(INPUT RECORDS):
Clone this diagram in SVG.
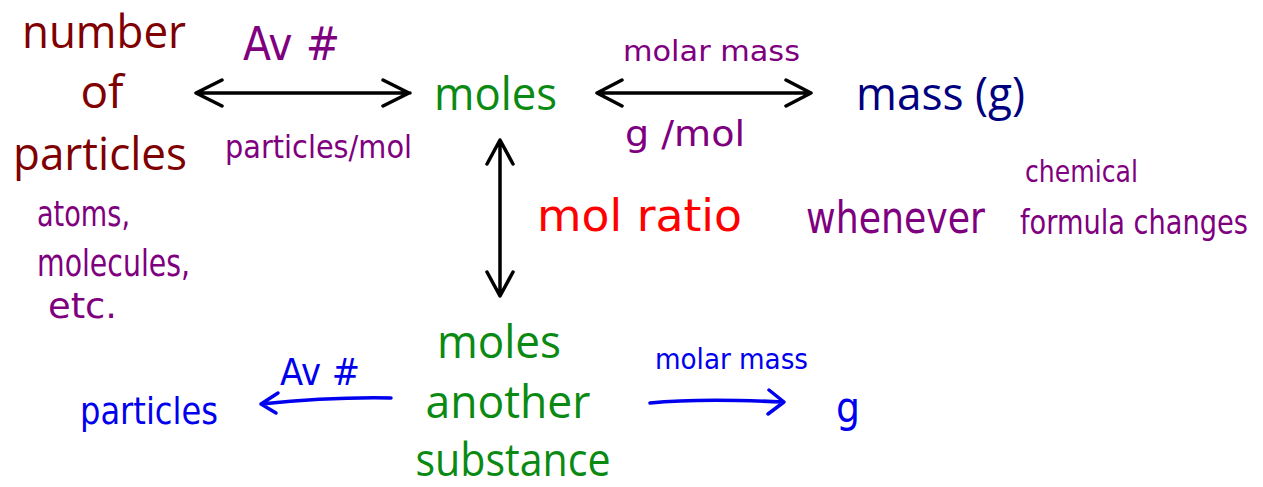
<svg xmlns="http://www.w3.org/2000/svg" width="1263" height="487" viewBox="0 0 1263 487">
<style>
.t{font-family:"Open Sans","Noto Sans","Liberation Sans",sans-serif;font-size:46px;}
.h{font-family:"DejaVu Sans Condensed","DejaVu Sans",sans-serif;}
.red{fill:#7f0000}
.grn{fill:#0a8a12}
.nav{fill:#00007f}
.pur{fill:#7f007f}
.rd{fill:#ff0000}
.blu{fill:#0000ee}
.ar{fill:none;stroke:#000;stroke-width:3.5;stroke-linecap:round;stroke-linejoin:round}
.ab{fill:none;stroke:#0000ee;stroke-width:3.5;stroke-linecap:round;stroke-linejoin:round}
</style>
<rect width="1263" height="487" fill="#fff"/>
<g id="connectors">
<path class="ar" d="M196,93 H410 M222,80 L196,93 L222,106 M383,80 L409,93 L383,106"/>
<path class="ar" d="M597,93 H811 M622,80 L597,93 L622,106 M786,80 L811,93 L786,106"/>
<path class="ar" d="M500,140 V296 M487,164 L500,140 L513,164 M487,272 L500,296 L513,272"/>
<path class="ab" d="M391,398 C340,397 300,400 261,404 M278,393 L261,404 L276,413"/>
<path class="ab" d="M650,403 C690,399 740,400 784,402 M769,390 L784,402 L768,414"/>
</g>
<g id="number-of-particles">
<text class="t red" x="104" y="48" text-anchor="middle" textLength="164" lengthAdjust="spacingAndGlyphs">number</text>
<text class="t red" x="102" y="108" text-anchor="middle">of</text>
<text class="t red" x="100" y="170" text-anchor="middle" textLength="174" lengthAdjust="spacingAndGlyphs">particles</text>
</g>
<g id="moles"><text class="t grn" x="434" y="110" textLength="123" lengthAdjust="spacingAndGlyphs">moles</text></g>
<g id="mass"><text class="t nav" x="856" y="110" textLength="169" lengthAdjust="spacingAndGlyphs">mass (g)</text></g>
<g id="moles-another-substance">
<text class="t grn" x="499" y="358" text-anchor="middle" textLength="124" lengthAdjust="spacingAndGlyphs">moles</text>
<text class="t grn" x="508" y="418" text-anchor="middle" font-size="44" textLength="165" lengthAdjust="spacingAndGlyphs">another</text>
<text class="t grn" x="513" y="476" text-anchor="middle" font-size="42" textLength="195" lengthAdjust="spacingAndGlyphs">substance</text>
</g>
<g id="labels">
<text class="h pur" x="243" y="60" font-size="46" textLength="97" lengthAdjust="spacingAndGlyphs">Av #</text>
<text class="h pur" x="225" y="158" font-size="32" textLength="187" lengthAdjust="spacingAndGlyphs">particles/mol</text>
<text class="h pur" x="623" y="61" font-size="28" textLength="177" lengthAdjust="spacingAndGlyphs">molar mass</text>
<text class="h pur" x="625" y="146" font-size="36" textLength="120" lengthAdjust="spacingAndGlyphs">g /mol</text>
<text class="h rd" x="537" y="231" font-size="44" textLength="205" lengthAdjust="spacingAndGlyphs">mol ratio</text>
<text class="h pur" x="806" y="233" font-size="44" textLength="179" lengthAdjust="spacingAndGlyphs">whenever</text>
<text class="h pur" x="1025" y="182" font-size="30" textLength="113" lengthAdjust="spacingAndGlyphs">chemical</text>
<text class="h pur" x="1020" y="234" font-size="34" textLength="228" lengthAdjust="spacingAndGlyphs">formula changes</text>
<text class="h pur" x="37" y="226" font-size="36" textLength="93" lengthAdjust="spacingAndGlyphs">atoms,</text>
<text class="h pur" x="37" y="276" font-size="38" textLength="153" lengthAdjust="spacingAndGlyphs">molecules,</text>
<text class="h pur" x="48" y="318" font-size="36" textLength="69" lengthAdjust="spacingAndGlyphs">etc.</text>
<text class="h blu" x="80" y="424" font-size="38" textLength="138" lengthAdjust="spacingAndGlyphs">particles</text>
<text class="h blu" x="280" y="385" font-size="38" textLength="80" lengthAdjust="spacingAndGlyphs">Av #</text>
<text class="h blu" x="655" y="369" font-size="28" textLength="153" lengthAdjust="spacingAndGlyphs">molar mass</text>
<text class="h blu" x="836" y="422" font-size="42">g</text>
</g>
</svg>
* * *
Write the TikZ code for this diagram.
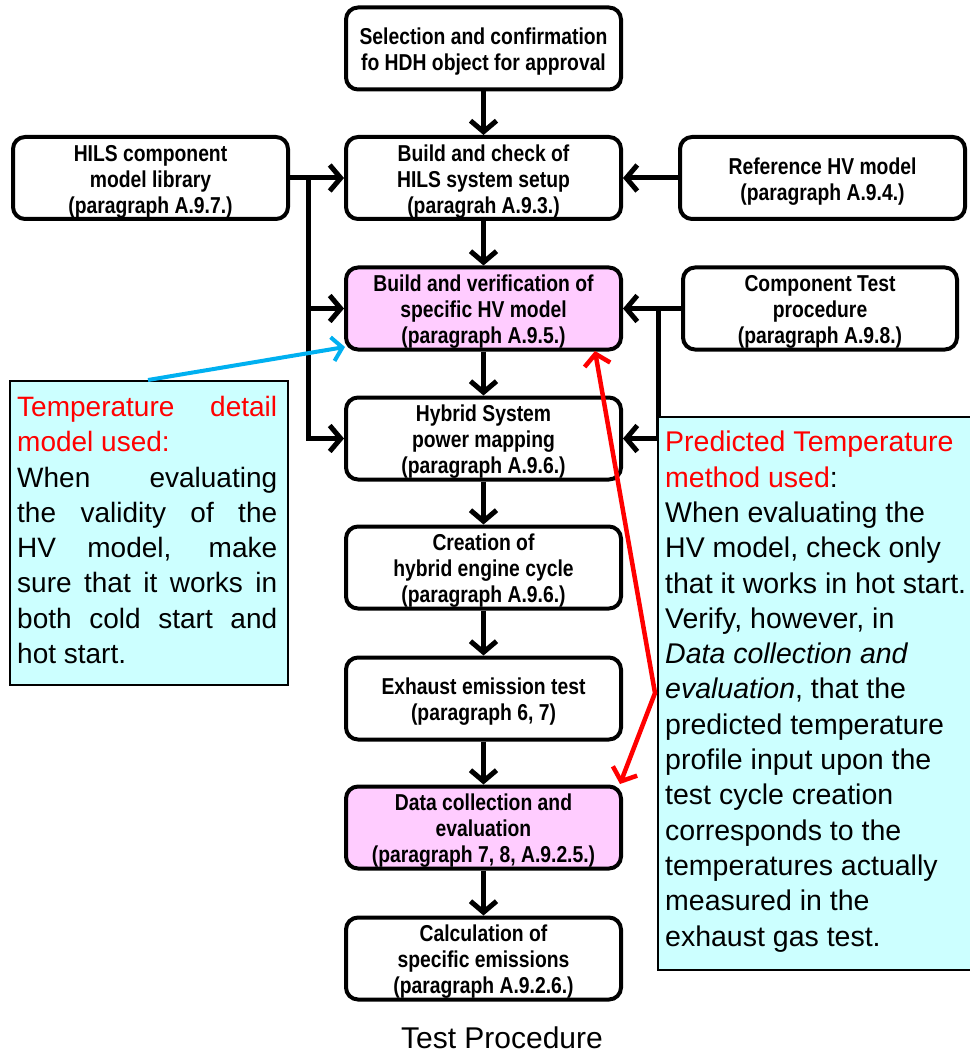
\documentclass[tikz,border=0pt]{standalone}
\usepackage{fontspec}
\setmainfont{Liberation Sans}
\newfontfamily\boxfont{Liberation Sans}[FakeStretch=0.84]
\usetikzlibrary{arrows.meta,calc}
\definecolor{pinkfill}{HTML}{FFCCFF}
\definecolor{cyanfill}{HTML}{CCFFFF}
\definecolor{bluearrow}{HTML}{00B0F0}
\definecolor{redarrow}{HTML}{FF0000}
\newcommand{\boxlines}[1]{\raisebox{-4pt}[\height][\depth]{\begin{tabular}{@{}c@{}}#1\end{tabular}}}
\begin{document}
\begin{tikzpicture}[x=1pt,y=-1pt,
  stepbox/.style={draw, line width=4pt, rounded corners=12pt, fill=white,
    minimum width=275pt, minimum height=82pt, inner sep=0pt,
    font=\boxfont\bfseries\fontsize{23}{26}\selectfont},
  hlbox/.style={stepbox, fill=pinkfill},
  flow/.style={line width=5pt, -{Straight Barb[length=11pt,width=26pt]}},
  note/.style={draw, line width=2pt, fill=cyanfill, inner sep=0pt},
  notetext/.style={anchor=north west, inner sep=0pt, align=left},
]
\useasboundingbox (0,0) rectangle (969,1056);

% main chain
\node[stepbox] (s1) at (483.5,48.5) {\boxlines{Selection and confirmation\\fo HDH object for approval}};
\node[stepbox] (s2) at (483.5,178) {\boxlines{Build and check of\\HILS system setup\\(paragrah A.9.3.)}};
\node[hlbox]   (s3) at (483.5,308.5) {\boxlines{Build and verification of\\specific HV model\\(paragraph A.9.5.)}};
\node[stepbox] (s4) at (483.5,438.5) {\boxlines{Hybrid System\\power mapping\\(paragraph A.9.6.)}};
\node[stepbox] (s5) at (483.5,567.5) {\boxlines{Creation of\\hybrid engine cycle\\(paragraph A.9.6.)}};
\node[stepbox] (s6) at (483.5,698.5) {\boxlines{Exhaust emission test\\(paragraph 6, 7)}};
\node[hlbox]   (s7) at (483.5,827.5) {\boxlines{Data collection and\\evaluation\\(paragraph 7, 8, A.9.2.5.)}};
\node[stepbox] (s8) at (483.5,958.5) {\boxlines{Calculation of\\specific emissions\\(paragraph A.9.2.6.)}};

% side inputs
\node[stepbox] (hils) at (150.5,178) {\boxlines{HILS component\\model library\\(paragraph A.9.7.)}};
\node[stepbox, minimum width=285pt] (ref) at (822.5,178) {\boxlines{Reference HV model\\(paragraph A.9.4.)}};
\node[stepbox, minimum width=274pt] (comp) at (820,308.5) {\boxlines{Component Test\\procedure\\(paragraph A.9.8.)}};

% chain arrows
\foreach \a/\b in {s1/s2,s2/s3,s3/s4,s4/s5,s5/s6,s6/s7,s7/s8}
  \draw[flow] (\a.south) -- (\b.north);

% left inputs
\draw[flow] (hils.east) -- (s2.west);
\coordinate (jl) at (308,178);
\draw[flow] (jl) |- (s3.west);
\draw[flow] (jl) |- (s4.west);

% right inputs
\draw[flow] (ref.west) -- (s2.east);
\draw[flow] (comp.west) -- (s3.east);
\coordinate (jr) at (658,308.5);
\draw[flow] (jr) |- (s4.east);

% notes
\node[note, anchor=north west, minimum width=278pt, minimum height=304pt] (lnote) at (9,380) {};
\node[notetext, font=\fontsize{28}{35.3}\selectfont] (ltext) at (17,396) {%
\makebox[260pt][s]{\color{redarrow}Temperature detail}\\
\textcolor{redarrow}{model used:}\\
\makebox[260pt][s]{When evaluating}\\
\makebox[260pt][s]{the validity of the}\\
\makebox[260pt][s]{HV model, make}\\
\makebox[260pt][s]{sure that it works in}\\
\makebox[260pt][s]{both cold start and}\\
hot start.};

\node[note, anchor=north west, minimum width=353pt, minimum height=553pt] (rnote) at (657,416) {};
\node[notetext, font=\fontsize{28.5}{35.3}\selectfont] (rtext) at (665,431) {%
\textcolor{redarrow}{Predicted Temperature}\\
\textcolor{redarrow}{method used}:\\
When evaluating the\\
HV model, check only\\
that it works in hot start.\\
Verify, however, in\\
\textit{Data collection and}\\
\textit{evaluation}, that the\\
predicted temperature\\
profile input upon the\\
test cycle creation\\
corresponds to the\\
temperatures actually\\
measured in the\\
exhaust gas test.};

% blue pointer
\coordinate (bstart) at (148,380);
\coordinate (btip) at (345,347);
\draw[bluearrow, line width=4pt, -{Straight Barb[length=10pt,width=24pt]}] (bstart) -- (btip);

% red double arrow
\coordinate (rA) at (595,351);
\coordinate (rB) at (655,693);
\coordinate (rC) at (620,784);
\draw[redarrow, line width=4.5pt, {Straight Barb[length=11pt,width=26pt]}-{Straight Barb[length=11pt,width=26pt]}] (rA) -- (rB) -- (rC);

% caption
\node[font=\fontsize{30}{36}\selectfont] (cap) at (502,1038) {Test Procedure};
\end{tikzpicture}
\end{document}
==
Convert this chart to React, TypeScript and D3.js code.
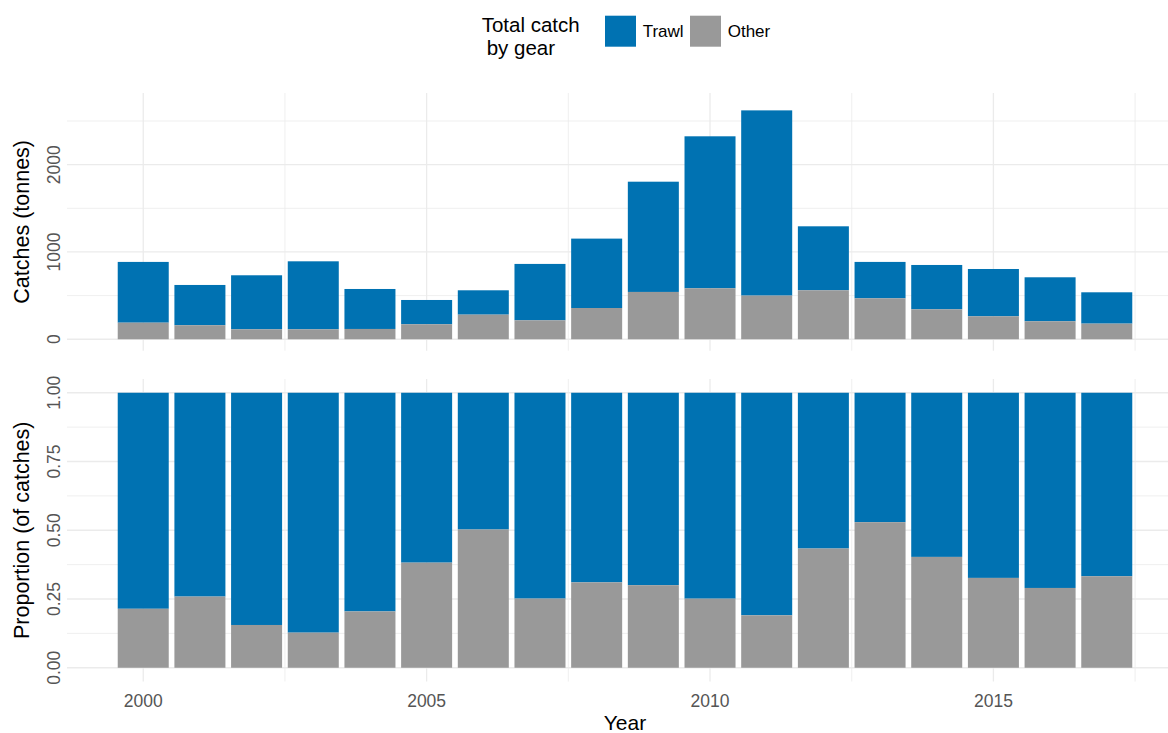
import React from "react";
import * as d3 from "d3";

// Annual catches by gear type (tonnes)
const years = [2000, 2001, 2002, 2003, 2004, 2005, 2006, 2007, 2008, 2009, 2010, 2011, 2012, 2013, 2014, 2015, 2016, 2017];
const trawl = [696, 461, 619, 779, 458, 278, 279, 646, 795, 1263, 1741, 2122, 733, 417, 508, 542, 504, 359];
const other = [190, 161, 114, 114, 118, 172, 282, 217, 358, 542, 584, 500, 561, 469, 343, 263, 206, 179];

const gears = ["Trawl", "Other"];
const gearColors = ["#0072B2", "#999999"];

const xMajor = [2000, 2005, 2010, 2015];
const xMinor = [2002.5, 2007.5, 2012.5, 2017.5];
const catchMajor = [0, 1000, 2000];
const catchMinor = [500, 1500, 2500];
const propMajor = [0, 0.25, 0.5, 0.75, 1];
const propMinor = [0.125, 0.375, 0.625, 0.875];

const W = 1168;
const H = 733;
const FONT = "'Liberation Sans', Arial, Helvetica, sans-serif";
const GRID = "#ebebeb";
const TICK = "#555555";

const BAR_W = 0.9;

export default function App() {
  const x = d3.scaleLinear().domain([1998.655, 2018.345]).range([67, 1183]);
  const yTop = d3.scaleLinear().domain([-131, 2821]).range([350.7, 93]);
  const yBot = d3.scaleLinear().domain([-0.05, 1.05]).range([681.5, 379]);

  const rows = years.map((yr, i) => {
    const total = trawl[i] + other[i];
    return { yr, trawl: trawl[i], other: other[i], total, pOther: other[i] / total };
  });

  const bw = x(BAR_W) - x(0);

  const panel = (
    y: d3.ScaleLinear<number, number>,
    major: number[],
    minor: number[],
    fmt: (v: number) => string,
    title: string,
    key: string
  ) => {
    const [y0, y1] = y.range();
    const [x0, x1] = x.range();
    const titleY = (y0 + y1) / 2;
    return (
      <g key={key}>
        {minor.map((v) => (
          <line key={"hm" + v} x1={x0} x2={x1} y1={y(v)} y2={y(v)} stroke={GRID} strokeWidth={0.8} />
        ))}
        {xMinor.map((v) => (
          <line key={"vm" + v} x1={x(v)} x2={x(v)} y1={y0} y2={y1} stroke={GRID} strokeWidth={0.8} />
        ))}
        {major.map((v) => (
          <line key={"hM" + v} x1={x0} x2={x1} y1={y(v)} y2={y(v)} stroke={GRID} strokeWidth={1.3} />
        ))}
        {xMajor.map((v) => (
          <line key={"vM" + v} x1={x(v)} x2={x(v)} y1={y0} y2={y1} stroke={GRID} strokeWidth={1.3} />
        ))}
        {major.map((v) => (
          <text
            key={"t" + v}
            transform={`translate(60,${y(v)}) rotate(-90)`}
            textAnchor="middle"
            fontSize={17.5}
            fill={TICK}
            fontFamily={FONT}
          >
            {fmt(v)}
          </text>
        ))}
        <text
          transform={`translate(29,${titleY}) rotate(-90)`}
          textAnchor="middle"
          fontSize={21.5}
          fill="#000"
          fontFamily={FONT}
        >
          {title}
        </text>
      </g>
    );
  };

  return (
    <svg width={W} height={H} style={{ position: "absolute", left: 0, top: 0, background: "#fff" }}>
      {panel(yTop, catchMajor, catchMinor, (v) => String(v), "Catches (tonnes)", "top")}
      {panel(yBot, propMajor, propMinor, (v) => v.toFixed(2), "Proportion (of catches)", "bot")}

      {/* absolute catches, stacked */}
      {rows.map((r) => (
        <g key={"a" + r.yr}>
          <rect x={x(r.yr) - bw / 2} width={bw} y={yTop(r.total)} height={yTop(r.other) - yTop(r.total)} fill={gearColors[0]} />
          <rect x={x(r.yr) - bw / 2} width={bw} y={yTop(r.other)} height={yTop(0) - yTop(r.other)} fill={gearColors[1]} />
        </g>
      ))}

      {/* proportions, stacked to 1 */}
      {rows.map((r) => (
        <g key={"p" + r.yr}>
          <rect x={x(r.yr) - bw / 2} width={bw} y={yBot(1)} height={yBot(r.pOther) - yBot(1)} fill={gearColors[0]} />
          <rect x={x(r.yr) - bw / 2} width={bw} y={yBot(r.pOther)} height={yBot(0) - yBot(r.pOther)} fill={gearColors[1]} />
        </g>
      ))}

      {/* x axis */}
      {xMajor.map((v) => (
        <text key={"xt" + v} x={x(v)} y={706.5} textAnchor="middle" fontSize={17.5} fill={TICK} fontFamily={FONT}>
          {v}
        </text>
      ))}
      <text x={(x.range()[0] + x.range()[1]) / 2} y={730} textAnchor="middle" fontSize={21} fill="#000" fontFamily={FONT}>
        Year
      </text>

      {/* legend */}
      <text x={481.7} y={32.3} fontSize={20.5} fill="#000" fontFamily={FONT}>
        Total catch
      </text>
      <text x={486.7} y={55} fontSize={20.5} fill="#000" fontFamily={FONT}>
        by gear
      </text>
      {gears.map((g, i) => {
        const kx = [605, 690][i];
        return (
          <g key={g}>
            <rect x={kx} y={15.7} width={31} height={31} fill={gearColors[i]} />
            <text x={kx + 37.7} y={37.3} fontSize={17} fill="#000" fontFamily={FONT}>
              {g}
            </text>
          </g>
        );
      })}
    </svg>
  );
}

(YOUR OBJECTIVE): Copy every line of the listing where the word "code" appears.

(SOLUTION TO THIS PROBLEM):
Write the TikZ code for this diagram.
Convert this chart to React, TypeScript and D3.js code.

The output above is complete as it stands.